In this talk, I will consider update rules, which an agent may follow in order to update her subjective probabilities and take into account new information she receives. I will consider two different situations in which this may happen:
*** individual updates: when an agent learns the probability for a particular event to have a certain value.
*** social updates: when an agent learns the probability an other agent's gives to a particular event.
Jeffrey's conditioning and weighted averaging are two famous update rules, in individual and social situations respectively. I will show that both can be axiomatized by means of one and the same invariance principle, related to Carnap's use of invariance in his work on probabilities.

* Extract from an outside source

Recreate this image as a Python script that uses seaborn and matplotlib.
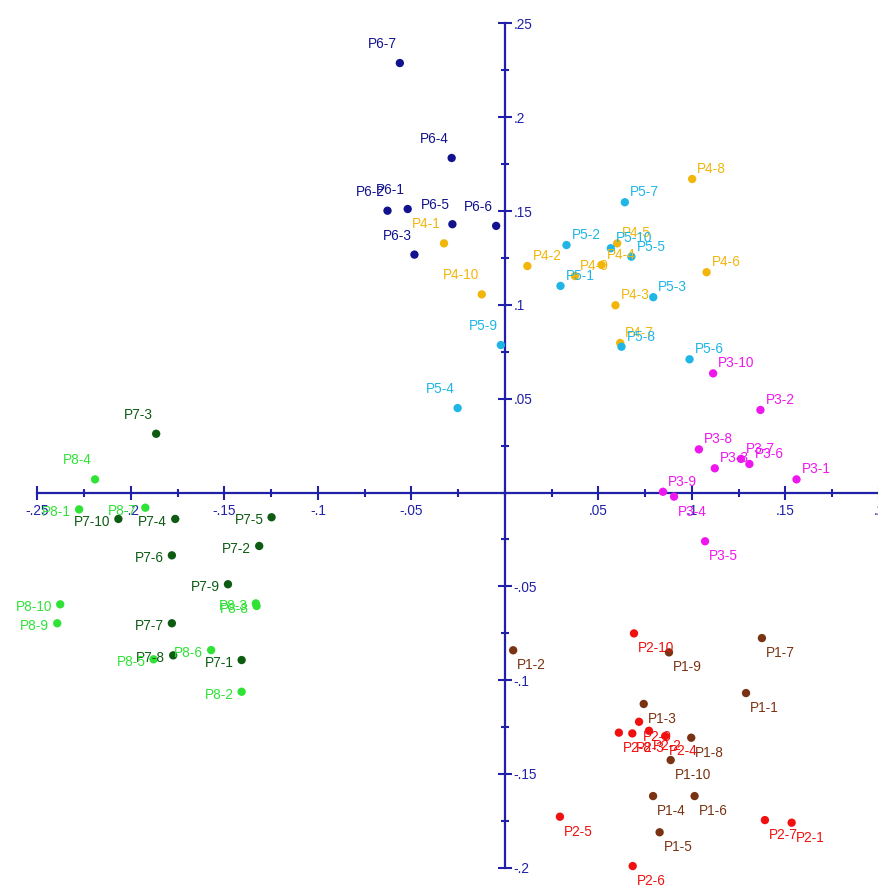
import numpy as np
import pandas as pd
import matplotlib
matplotlib.use("Agg")
import matplotlib.pyplot as plt
from matplotlib.ticker import MultipleLocator, FuncFormatter
import seaborn as sns

# ---------------- data ----------------
p1_names = ["P1-1", "P1-2", "P1-3", "P1-4", "P1-5", "P1-6", "P1-7", "P1-8", "P1-9", "P1-10"]
p1_x = [0.1289, 0.0044, 0.0742, 0.0792, 0.0827, 0.1014, 0.1374, 0.0996, 0.0877, 0.0886]
p1_y = [-0.1069, -0.0841, -0.1127, -0.1618, -0.1811, -0.1618, -0.0776, -0.1307, -0.0852, -0.1426]

p2_names = ["P2-1", "P2-2", "P2-3", "P2-4", "P2-5", "P2-6", "P2-7", "P2-8", "P2-9", "P2-10"]
p2_x = [0.1533, 0.0770, 0.0681, 0.0857, 0.0294, 0.0683, 0.1390, 0.0609, 0.0717, 0.0690]
p2_y = [-0.1760, -0.1270, -0.1284, -0.1298, -0.1728, -0.1991, -0.1746, -0.1280, -0.1222, -0.0751]

p3_names = ["P3-1", "P3-2", "P3-3", "P3-4", "P3-5", "P3-6", "P3-7", "P3-8", "P3-9", "P3-10"]
p3_x = [0.1559, 0.1366, 0.1122, 0.0904, 0.1070, 0.1307, 0.1262, 0.1037, 0.0845, 0.1113]
p3_y = [0.0070, 0.0440, 0.0129, -0.0022, -0.0260, 0.0152, 0.0179, 0.0230, 0.0004, 0.0635]

p4_names = ["P4-1", "P4-2", "P4-3", "P4-4", "P4-5", "P4-6", "P4-7", "P4-8", "P4-9", "P4-10"]
p4_x = [-0.0326, 0.0120, 0.0591, 0.0516, 0.0600, 0.1078, 0.0616, 0.1001, 0.0374, -0.0124]
p4_y = [0.1328, 0.1207, 0.0998, 0.1213, 0.1328, 0.1174, 0.0797, 0.1671, 0.1154, 0.1056]

p5_names = ["P5-1", "P5-2", "P5-3", "P5-4", "P5-5", "P5-6", "P5-7", "P5-8", "P5-9", "P5-10"]
p5_x = [0.0297, 0.0329, 0.0793, -0.0253, 0.0676, 0.0987, 0.0641, 0.0623, -0.0022, 0.0566]
p5_y = [0.1101, 0.1319, 0.1041, 0.0450, 0.1257, 0.0710, 0.1547, 0.0777, 0.0786, 0.1302]

p6_names = ["P6-1", "P6-2", "P6-3", "P6-4", "P6-5", "P6-6", "P6-7"]
p6_x = [-0.0520, -0.0628, -0.0484, -0.0285, -0.0281, -0.0047, -0.0562]
p6_y = [0.1511, 0.1502, 0.1268, 0.1783, 0.1430, 0.1421, 0.2289]

p7_names = ["P7-1", "P7-2", "P7-3", "P7-4", "P7-5", "P7-6", "P7-7", "P7-8", "P7-9", "P7-10"]
p7_x = [-0.1408, -0.1314, -0.1865, -0.1763, -0.1248, -0.1781, -0.1781, -0.1774, -0.1481, -0.2067]
p7_y = [-0.0893, -0.0285, 0.0313, -0.0141, -0.0132, -0.0335, -0.0697, -0.0868, -0.0489, -0.0141]

p8_names = ["P8-1", "P8-2", "P8-3", "P8-4", "P8-5", "P8-6", "P8-7", "P8-8", "P8-9", "P8-10"]
p8_x = [-0.2277, -0.1408, -0.1332, -0.2192, -0.1879, -0.1571, -0.1923, -0.1328, -0.2394, -0.2378]
p8_y = [-0.0090, -0.1062, -0.0591, 0.0070, -0.0889, -0.0840, -0.0081, -0.0605, -0.0697, -0.0596]

groups = ["P1", "P2", "P3", "P4", "P5", "P6", "P7", "P8"]
group_colors = ["#7a3312", "#f01010", "#ee18ee", "#f2b50a", "#1fb6e6", "#12128e", "#0d5c12", "#2fe336"]

x_ticks = [-0.25, -0.2, -0.15, -0.1, -0.05, 0.05, 0.1, 0.15, 0.2]
y_ticks = [-0.2, -0.15, -0.1, -0.05, 0.05, 0.1, 0.15, 0.2, 0.25]

# ---------------- table ----------------
frames = []
for g, n, xs, ys in zip(groups,
                        [p1_names, p2_names, p3_names, p4_names, p5_names, p6_names, p7_names, p8_names],
                        [p1_x, p2_x, p3_x, p4_x, p5_x, p6_x, p7_x, p8_x],
                        [p1_y, p2_y, p3_y, p4_y, p5_y, p6_y, p7_y, p8_y]):
    frames.append(pd.DataFrame({"name": n, "x": xs, "y": ys, "group": g}))
df = pd.concat(frames, ignore_index=True)
palette = dict(zip(groups, group_colors))

# ---------------- figure ----------------
sns.set_theme(style="white")
plt.rcParams["font.family"] = ["Liberation Sans", "DejaVu Sans"]

fig = plt.figure(figsize=(8.79, 8.85), dpi=100)
ax = fig.add_axes([0, 0, 1, 1])
ax.set_facecolor("white")

axis_color = "#2020a8"

sns.scatterplot(data=df, x="x", y="y", hue="group", palette=palette, hue_order=groups,
                s=36, linewidth=0, legend=False, ax=ax, zorder=3)

# labels placed by quadrant
for _, r in df.iterrows():
    c = palette[r["group"]]
    if r["x"] >= 0 and r["y"] >= 0:
        off, ha, va = (5, 3), "left", "bottom"
    elif r["x"] < 0 and r["y"] >= 0:
        off, ha, va = (-3, 12), "right", "bottom"
    elif r["x"] < 0:
        off, ha, va = (-8, -3), "right", "center"
    else:
        off, ha, va = (4, -8), "left", "top"
    ax.annotate(r["name"], (r["x"], r["y"]), xytext=off, textcoords="offset pixels",
                ha=ha, va=va, fontsize=9.8, color=c, zorder=4)

ax.set_xlim(-0.27, 0.1986)
ax.set_ylim(-0.2092, 0.2625)

for s in ["top", "left"]:
    ax.spines[s].set_visible(False)
ax.spines["bottom"].set_position(("data", 0))
ax.spines["right"].set_position(("data", 0))
ax.spines["bottom"].set_bounds(-0.25, 0.2)
ax.spines["right"].set_bounds(-0.2, 0.25)
for s in ["bottom", "right"]:
    ax.spines[s].set_color(axis_color)
    ax.spines[s].set_linewidth(1.6)
    ax.spines[s].set_zorder(2)

ax.yaxis.tick_right()
ax.xaxis.tick_bottom()
ax.set_xticks(x_ticks)
ax.set_yticks(y_ticks)
ax.xaxis.set_minor_locator(MultipleLocator(0.025))
ax.yaxis.set_minor_locator(MultipleLocator(0.025))

def fmt(v, pos=None):
    s = f"{v:g}"
    s = s.replace("0.", ".")
    return s

ax.xaxis.set_major_formatter(FuncFormatter(fmt))
ax.yaxis.set_major_formatter(FuncFormatter(fmt))
ax.tick_params(axis="x", which="major", direction="inout", length=10, width=1.5,
               color=axis_color, labelcolor=axis_color, labelsize=9.8, pad=3)
ax.tick_params(axis="y", which="major", direction="inout", length=10, width=1.5,
               color=axis_color, labelcolor=axis_color, labelsize=9.8, pad=1)
ax.tick_params(axis="both", which="minor", direction="inout", length=6, width=1.5,
               color=axis_color)
ax.set_xlabel("")
ax.set_ylabel("")
ax.grid(False)

fig.savefig("out.png", dpi=100, facecolor="white")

We introduce a certain bi-intuitionistic connexive logic, BCL, as a Gentzen-type sequent calculus and prove some theorems for embedding BCL into a Gentzen-type sequent calculus BL for bi-intuitionistic logic, BiInt. The completeness theorem with respect to a Kripke semantics for BCL is proved using these embedding theorems. The cut-elimination theorem and a certain duality principle are also shown for some subsystems of BCL. Moreover, we present a sound and complete triply-signed tableau calculus for BCL.